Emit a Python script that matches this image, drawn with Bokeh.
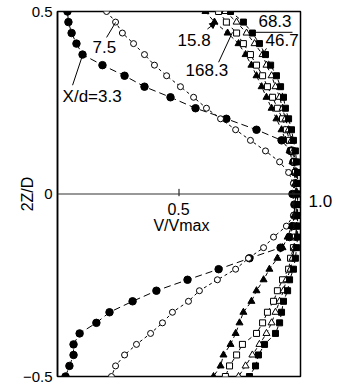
import math
from bokeh.plotting import figure
from bokeh.models import Label, Span, FixedTicker, Arrow, NormalHead, LinearAxis
from bokeh.embed import file_html
from bokeh.resources import INLINE

# 2Z/D positions of the traverse (top to bottom)
Z = [0.5, 0.471, 0.441, 0.412, 0.382, 0.353, 0.324, 0.294, 0.265, 0.235, 0.206,
     0.176, 0.147, 0.118, 0.088, 0.059, 0.029, 0.0, -0.029, -0.059, -0.088,
     -0.118, -0.147, -0.176, -0.206, -0.235, -0.265, -0.294, -0.324, -0.353,
     -0.382, -0.412, -0.441, -0.471, -0.5]

# V/Vmax for each X/d
V_3_3 = [0.041, 0.045, 0.058, 0.078, 0.103, 0.185, 0.276, 0.358, 0.465, 0.568, 0.695,
         0.819, 0.922, 0.959, 0.971, 0.979, 0.975, 0.967, 0.975, 0.975, 0.967,
         0.955, 0.918, 0.790, 0.663, 0.535, 0.407, 0.309, 0.214, 0.160, 0.091,
         0.066, 0.066, 0.049, 0.033]
V_7_5 = [0.202, 0.239, 0.267, 0.313, 0.358, 0.399, 0.449, 0.506, 0.560, 0.613, 0.671,
         0.733, 0.794, 0.856, 0.914, 0.951, 0.971, 0.979, 0.979, 0.971, 0.942,
         0.889, 0.848, 0.786, 0.733, 0.658, 0.584, 0.539, 0.473, 0.432, 0.383,
         0.325, 0.276, 0.239, 0.222]
V_15_8 = [0.609, 0.646, 0.700, 0.745, 0.774, 0.798, 0.819, 0.840, 0.860, 0.881, 0.901,
          0.922, 0.938, 0.955, 0.967, 0.975, 0.979, 0.979, 0.979, 0.975, 0.963,
          0.947, 0.926, 0.905, 0.872, 0.848, 0.819, 0.798, 0.765, 0.749, 0.733,
          0.712, 0.683, 0.671, 0.642]
V_168_3 = [0.663, 0.695, 0.737, 0.765, 0.794, 0.819, 0.844, 0.864, 0.885, 0.905, 0.926,
           0.942, 0.955, 0.967, 0.975, 0.979, 0.984, 0.984, 0.984, 0.984, 0.984,
           0.979, 0.971, 0.959, 0.951, 0.926, 0.905, 0.889, 0.864, 0.844, 0.819,
           0.761, 0.737, 0.708, 0.691]
V_46_7 = [0.691, 0.737, 0.778, 0.811, 0.844, 0.860, 0.881, 0.897, 0.914, 0.926, 0.938,
          0.951, 0.963, 0.971, 0.979, 0.984, 0.984, 0.988, 0.988, 0.988, 0.984,
          0.984, 0.975, 0.967, 0.959, 0.942, 0.930, 0.914, 0.897, 0.881, 0.860,
          0.831, 0.802, 0.774, 0.745]
V_68_3 = [0.712, 0.765, 0.802, 0.831, 0.856, 0.877, 0.901, 0.918, 0.930, 0.938, 0.951,
          0.963, 0.971, 0.979, 0.984, 0.988, 0.988, 0.988, 0.988, 0.988, 0.988,
          0.988, 0.984, 0.979, 0.971, 0.955, 0.947, 0.930, 0.922, 0.914, 0.897,
          0.852, 0.827, 0.815, 0.790]

Y_TICKS = [-0.5, 0.0, 0.5]
Y_TICK_LABELS = {-0.5: "\u22120.5", 0.0: "0", 0.5: "0.5"}
X_TICKS = [0.5]
X_END_TICK = [-0.019]
X_END_LABEL = {-0.019: "1.0"}

FONT = "Liberation Sans"

p = figure(width=340, height=388, x_range=(0, 1), y_range=(-0.5, 0.5),
           output_backend="svg", toolbar_location=None, x_axis_location=None,
           min_border_left=57, min_border_right=40, min_border_top=11,
           min_border_bottom=12, background_fill_color="white")
p.xgrid.visible = False
p.ygrid.visible = False
p.outline_line_color = "black"
p.outline_line_width = 1.5

ax = p.yaxis[0]
ax.ticker = FixedTicker(ticks=Y_TICKS)
ax.major_label_overrides = Y_TICK_LABELS
ax.major_label_text_font = FONT
ax.major_label_text_font_size = "15px"
ax.major_label_text_color = "black"
ax.major_tick_out = 0
ax.major_tick_in = 0
ax.minor_tick_out = 0
ax.minor_tick_in = 0
ax.axis_line_width = 1.5
ax.major_label_standoff = 5
ax.axis_label = "2Z/D"
ax.axis_label_text_font = FONT
ax.axis_label_text_font_size = "16px"
ax.axis_label_text_font_style = "normal"
ax.axis_label_text_color = "black"
ax.axis_label_standoff = -16

# right-hand "1.0" marker at the level of the middle axis
rax = LinearAxis(ticker=FixedTicker(ticks=X_END_TICK), major_label_overrides=X_END_LABEL,
                 major_label_text_font=FONT, major_label_text_font_size="17px",
                 major_label_text_color="black", axis_line_color=None,
                 major_tick_out=0, major_tick_in=0, minor_tick_out=0, minor_tick_in=0,
                 major_label_standoff=8)
p.add_layout(rax, "right")

# middle x axis
p.add_layout(Span(location=0, dimension="width", line_color="#333333", line_width=1.2))
for t in X_TICKS:
    p.segment(x0=[t], y0=[-0.006], x1=[t], y1=[0.014], line_color="black", line_width=1)

series = [
    (V_3_3, "circle", "black", 7.5, "7 4"),
    (V_7_5, "circle", "white", 6, "3 3"),
    (V_15_8, "triangle", "black", 7, "4 3"),
    (V_168_3, "square", "white", 6, "4 3"),
    (V_46_7, "triangle", "white", 7, "4 3"),
    (V_68_3, "square", "black", 6, "4 3"),
]
for vals, mk, fill, sz, dash in series:
    p.line(vals, Z, line_color="black", line_width=1, line_dash=dash)
for vals, mk, fill, sz, dash in series:
    p.scatter(vals, Z, marker=mk, size=sz, fill_color=fill, line_color="black",
              line_width=1)

def lab(x, y, text, size="17px", align="left", baseline="middle"):
    p.add_layout(Label(x=x, y=y, text=text, text_font=FONT, text_font_size=size,
                       text_align=align, text_baseline=baseline,
                       text_color="black"))

lab(0.021, 0.268, "X/d=3.3")
lab(0.144, 0.404, "7.5")
lab(0.494, 0.421, "15.8")
lab(0.527, 0.339, "168.3")
lab(0.827, 0.473, "68.3")
lab(0.856, 0.421, "46.7")
lab(0.498, -0.041, "0.5", size="16px", align="center")
lab(0.51, -0.086, "V/Vmax", size="16px", align="center")

# leader lines
p.segment(x0=[0.062, 0.202, 0.663, 0.80, 0.860], y0=[0.298, 0.429, 0.361, 0.443, 0.399],
          x1=[0.103, 0.239, 0.720, 0.967, 0.846], y1=[0.380, 0.470, 0.443, 0.443, 0.385],
          line_color="black", line_width=1)
p.add_layout(Arrow(end=NormalHead(size=6, fill_color="black", line_color="black"),
                   x_start=0.617, y_start=0.452, x_end=0.652, y_end=0.470,
                   line_color="black", line_width=1))

open("out.html", "w").write(file_html(p, INLINE))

**Task objective**
Leave out any pictures and return exactly the lines from the beginning of the data through the line with "-0.382, -0.412, -0.441, -0.471, -0.5]", inclusive.

**Finished exercise**
Emit a Python script that matches this image, drawn with Bokeh.
import math
from bokeh.plotting import figure
from bokeh.models import Label, Span, FixedTicker, Arrow, NormalHead, LinearAxis
from bokeh.embed import file_html
from bokeh.resources import INLINE

# 2Z/D positions of the traverse (top to bottom)
Z = [0.5, 0.471, 0.441, 0.412, 0.382, 0.353, 0.324, 0.294, 0.265, 0.235, 0.206,
     0.176, 0.147, 0.118, 0.088, 0.059, 0.029, 0.0, -0.029, -0.059, -0.088,
     -0.118, -0.147, -0.176, -0.206, -0.235, -0.265, -0.294, -0.324, -0.353,
     -0.382, -0.412, -0.441, -0.471, -0.5]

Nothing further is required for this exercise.